The national guidelines were finally published in June.

But Todde kept her electoral promise and in July ordered an 18-month moratorium on new green projects, including those approved but where work had not begun.

The government said it will challenge the action in court.

Reaching the 2030 target requires installing an extra 1 GW of green electricity per year in Sardinia, against the current 0.2 GW, according to solar lobby Elettricita Futura. The amount will be hard to achieve without building big photovoltaic or wind plants.

Undeterred, Todde presented a new framework for renewables in September that should become law by the year’s end.

Under the decree, “most of Sardinia will be unsuitable”, she said.

Santolo Meo, electrical engineering professor at Federico II University in Naples, said that “rather than bans”, the rules “should have indicated how to reconcile renewables with habitat protection”.

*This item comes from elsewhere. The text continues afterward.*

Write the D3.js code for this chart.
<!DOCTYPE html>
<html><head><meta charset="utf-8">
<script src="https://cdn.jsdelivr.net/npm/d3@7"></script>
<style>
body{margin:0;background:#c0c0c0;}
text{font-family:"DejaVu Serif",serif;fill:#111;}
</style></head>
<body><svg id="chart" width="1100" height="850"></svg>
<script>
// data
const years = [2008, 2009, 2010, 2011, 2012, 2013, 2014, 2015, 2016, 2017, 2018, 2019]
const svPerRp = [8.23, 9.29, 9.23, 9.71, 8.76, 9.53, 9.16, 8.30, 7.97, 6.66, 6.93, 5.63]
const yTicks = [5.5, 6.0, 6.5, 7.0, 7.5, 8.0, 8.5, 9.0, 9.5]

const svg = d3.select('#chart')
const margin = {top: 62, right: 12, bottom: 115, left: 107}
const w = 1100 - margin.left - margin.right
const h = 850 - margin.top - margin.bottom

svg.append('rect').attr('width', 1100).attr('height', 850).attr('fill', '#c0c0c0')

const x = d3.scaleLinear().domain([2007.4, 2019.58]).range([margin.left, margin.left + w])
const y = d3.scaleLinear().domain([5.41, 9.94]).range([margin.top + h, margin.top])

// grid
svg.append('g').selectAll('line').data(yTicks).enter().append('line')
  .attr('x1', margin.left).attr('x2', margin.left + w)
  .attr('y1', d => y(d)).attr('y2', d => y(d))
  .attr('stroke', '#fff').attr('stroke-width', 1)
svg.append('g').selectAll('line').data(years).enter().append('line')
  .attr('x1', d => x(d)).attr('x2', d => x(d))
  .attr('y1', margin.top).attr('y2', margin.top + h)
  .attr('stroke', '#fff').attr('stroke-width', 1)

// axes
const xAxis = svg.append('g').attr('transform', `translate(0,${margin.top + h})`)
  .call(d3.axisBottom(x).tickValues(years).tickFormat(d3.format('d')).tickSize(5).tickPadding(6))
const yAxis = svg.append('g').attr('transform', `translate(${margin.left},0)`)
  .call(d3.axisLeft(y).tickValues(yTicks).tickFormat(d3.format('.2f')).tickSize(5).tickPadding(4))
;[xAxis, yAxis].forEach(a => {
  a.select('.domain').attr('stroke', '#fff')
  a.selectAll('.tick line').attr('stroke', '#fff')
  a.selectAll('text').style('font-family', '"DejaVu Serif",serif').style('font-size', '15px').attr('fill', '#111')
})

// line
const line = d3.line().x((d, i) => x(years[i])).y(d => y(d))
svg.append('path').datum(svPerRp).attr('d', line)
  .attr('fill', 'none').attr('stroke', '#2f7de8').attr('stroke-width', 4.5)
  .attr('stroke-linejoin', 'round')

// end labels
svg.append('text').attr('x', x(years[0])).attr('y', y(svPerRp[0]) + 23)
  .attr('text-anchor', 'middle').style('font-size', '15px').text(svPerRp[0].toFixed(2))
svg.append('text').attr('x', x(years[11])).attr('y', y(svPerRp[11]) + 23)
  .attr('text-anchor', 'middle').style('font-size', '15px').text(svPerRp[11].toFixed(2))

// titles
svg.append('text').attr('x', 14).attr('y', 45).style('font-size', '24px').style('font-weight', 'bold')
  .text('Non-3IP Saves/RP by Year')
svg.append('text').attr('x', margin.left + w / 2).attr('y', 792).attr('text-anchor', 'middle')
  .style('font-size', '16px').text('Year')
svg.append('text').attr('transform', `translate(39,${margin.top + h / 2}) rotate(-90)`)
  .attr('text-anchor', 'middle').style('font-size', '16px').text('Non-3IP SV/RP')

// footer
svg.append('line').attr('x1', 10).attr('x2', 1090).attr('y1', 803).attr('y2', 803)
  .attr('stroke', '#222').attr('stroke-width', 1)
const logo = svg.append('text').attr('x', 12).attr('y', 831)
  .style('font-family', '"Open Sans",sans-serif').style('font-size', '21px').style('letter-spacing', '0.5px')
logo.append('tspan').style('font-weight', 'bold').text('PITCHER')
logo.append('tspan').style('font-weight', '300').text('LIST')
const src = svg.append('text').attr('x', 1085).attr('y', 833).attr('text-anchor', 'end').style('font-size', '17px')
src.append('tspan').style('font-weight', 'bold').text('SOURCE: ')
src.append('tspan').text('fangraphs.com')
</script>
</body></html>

For example, “Sardinia is one of the few regions that could very profitably exploit tidal energy, well off the coast,” he said.

Experts say the new regulations mean 99 percent of the island is now off limits. And the moratorium has not stopped the protests.

‘Hands off Sardinia’

Demonstrators shouting “Hands off Sardinia!” rallied at the regional parliament in Cagliari last month, demanding renewables be limited to rooftops and local energy community projects.

“We have to produce energy for Sardinia, for our own homes,” 36-year-old Davide Meloni from a local “Territorial Defense” group told Agence France-Presse. He slammed “attempts by multinationals to colonize” the island.

Other Italian regions have also seen permit requests shoot up, but environmentalists blame the Sardinia backlash on influential media outlets they say are fueling a distorted narrative on renewables.

The Cagliari protesters blamed big business, Rome and the EU.

“Sardinia is synonymous with wild landscapes, unblemished beauty,” 54-year-old Marta Rosas said, as she pointed across the bay from the seafront protest to a mountainous region beyond.

“It is what we inherited from our ancestors, and are fighting to preserve for our grandchildren.”